I own a 1D4 and have a request in to purchase a 1D-X. I'm keeping the 1D4 for shooting birds and wildlife because of the 1.3 crop and the incredible quality of the images, particularly when using the 400mm f5.6 L series lens. The combination cannot be beat for shooting birds in flight. As to whether the 1D4 will drop in value on the used market, I don't think they will go down in price very much. I wouldn't shoot birds in flight with a 5D 2 or 3. I plan to use the 1D-X for other purposes but might shoot some birds with it too, probably landing on water, to see how it does with the very fast fps. Just an opinion from an amateur who shoots frequently.


----------



## briansquibb (Mar 2, 2012)

D_Rochat said:


> briansquibb said:
> 
> 
> > The 1D4 is a 1.3 crop and has f/8 AF
> ...



I think the 1Ds3 will drop as they cant do more than iso 3200, apart from that they give the 5DIII a good run for their money. Now that the price is down to about the equivalent of a new 5DII they are a bargain still. To be honest I haven't looked at the 1Dx images - but there are no little black dots on the images from the 1Ds3

My 40D is my P&S, keep it with the 50 f/1.4 mounted under my jacket on a Black Rapid strap. Am going to the Focus on Imaging next week - will bring some photos back - this will be street photography at its best


----------



## briansquibb (Mar 2, 2012)

Jeffrey said:


> I own a 1D4 and have a request in to purchase a 1D-X. I'm keeping the 1D4 for shooting birds and wildlife because of the 1.3 crop and the incredible quality of the images, particularly when using the 400mm f5.6 L series lens. The combination cannot be beat for shooting birds in flight. As to whether the 1D4 will drop in value on the used market, I don't think they will go down in price very much. I wouldn't shoot birds in flight with a 5D 2 or 3. I plan to use the 1D-X for other purposes but might shoot some birds with it too, probably landing on water, to see how it does with the very fast fps. Just an opinion from an amateur who shoots frequently.
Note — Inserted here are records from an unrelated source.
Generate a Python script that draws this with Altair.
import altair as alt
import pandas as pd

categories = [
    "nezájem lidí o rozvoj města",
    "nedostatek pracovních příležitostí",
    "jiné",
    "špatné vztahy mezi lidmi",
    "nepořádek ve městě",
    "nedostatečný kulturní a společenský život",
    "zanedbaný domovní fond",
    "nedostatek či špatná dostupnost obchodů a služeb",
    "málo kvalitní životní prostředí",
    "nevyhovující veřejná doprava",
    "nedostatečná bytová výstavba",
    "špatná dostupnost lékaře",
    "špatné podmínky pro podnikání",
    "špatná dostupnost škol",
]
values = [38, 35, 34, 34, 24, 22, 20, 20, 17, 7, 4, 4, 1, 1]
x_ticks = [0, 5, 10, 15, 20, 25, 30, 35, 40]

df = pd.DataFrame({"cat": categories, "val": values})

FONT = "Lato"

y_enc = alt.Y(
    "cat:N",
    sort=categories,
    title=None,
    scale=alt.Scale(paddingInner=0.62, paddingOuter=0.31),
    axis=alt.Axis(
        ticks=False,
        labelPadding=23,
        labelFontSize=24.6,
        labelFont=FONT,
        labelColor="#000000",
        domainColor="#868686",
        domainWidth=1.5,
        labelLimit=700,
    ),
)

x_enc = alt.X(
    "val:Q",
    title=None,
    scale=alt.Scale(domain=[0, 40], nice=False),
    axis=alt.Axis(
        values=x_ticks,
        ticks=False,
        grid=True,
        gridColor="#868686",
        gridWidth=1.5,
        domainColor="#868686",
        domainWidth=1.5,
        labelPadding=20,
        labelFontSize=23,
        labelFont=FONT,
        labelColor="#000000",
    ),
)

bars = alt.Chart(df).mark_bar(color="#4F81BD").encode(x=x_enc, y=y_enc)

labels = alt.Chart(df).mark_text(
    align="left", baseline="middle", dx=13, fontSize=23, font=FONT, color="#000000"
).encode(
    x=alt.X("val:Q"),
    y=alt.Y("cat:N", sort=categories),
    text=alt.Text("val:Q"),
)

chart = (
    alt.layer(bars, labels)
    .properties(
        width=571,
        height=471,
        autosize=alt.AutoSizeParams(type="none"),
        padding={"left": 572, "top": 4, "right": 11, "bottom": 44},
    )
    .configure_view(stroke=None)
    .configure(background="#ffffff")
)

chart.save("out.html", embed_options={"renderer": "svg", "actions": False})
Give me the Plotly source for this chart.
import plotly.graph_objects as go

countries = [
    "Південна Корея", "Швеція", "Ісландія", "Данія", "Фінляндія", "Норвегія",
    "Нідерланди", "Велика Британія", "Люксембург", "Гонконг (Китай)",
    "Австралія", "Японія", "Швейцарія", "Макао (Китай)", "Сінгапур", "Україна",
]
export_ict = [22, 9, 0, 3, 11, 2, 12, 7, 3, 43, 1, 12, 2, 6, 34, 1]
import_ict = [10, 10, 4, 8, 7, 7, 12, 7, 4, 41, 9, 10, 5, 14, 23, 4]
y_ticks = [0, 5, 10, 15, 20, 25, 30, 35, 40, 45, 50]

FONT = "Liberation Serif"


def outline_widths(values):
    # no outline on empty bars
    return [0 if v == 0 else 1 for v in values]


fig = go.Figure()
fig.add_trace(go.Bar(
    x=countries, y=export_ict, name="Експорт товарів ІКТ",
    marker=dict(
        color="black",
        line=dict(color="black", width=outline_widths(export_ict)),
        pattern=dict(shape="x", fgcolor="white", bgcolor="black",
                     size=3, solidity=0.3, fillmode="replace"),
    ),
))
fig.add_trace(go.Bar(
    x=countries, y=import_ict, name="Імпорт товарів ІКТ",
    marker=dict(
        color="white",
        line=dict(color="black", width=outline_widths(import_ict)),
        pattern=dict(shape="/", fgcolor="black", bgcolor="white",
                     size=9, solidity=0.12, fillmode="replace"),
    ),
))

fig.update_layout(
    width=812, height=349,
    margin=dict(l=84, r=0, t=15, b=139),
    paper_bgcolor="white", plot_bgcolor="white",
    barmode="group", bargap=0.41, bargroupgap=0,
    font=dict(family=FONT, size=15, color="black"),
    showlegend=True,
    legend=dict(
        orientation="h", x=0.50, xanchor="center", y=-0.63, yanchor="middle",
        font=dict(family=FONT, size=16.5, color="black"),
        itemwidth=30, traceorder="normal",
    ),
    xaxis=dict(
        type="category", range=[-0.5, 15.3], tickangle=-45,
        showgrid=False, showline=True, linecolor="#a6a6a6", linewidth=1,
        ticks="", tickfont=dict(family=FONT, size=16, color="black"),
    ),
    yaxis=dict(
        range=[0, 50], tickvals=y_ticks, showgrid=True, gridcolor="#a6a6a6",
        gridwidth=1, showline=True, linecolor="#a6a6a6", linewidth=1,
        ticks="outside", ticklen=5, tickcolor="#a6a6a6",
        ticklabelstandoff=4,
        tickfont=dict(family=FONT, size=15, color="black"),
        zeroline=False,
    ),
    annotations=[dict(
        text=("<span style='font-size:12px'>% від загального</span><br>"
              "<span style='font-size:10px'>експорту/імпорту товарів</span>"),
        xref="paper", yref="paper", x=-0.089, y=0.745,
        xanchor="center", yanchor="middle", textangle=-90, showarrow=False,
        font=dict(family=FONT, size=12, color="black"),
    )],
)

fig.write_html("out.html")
I now have a 600 f/4 and it works a treat with a 2x on the 1D4


----------



## Canon Rumors Guy (Mar 2, 2012)

I think the 1D4 keeps value for a while if the 1D X can't do f/8 when it launches. APS-H also works well for some types of things. It's a great camera.


----------



## briansquibb (Mar 2, 2012)

IQ is good too on the 1D4 - took this today - not quite up to the 1Ds3, but not too shabby

iso 100, 1/250, f/8 70-200 f/[email protected] - 2 off camera flash


----------



## wockawocka (Mar 2, 2012)

I don't see prices changing too much. The 1D4 focuses at F8 and is almost the same price as the 5D3.
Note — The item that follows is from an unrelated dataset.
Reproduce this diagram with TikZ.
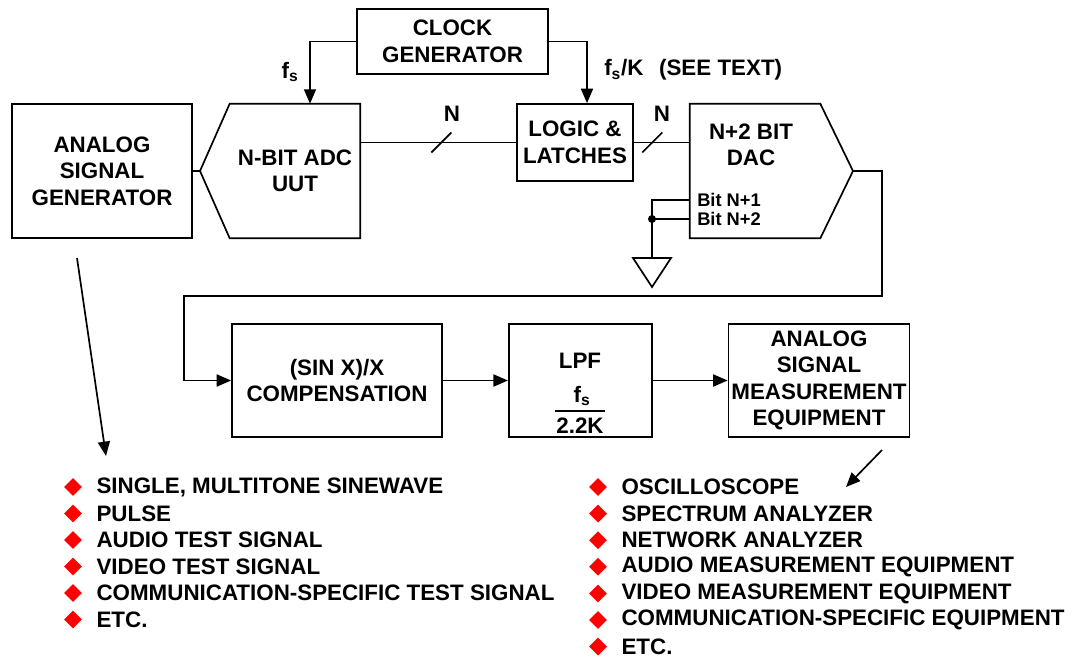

Can't see a reason for it to be cheaper.


----------



## Kernuak (Mar 3, 2012)

briansquibb said:


> My 40D is my P&S, keep it with the 50 f/1.4 mounted under my jacket on a Black Rapid strap. Am going to the Focus on Imaging next week - will bring some photos back - this will be street photography at its best



I'll keep my eye out for some dodgy looking character keeping furtively to the shadows .


----------



## dr croubie (Mar 3, 2012)

If only i had the cash...

But I see two options for those who do.
For the same price, either 1DX, or a 5D3 + 1D4 kit.
The 1DX is a 'does-it-all' camera, the AF is going to be better than the 1D4 for sports, the IQ will be better, the low-light will be better, there's 2 (or 4) more FPS. 1 of them in your bag and you don't need much else.
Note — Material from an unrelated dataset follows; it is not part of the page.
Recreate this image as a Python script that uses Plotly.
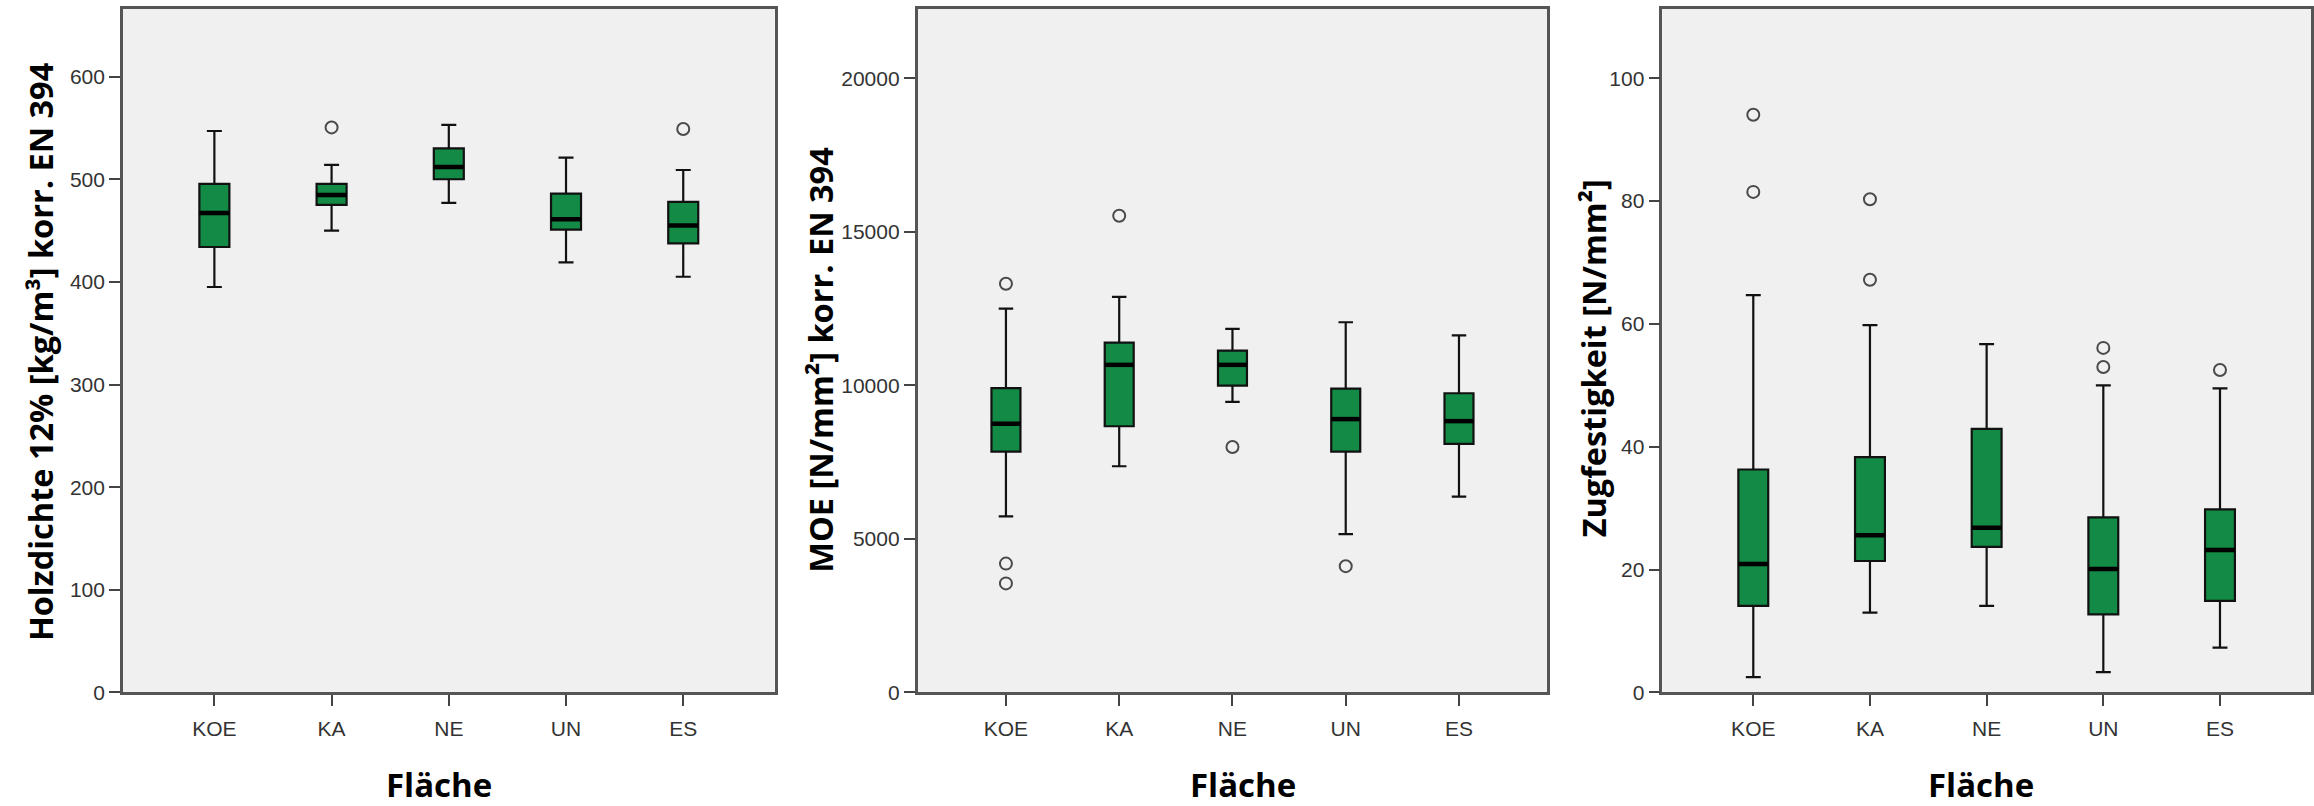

But for other people, especially birders, the 1D4 is more attractive, f/8 focussing and more pixels-on-target (i will be *very* interested to see the results of 1DX cropped to same FOV as 1D4 and printed same size, and i'm sure i'm not the only one), and the 5D3 can be the landscape/wedding/low-light camera. Depending on the price of the 1D4 and if you wait long enough for the 5D3 price to settle, it won't be much more expensive than a single 1DX, with the plus that you get a backup camera if one carks it on a shoot (either is not as good as the other for specific use cases, but 'good enough' and better than packing up and going home).

I don't see many 1D4s go on ebay, but the ones that do are still in the $3k-4k mark. I'm tipping them to be averaging under $3k if the 1DX gets f/8 in a firmware update before release, maybe $2.5-3.5k by the end of this year anyway. If they end up the same street-price as the 5D3, i'm going to have a very difficult decision on my hands (i'm not going to afford either without selling the 7D, that will be hard enough as it is, i love that thing)...


----------



## MikeHunt (Mar 3, 2012)

Doubt it! Been trawling around eBay etc. looking for cheap old battered FF body and have been surprised at how 1D MkIV's been holding up. Lots of original 1D Digital, 1D II's, 1D III's, and even some ropey-looking IDS3's (that have been dropped a few times), on offer from 200 bucks up to around 800 for the bigger/newer MP models.

Any ones that I've seen listed for sale are $2500+


----------



## MazV-L (Mar 3, 2012)

I've been watching the 1Div prices because been considering upgrading my 50D. A brand new 1Div currently Au$4,999.00, compare that too the 5Diii Au$4,399.00. 
I think it's difficult to compare these 2 cameras feature-wise, which is "better" anyone willing to offer an opinion?


----------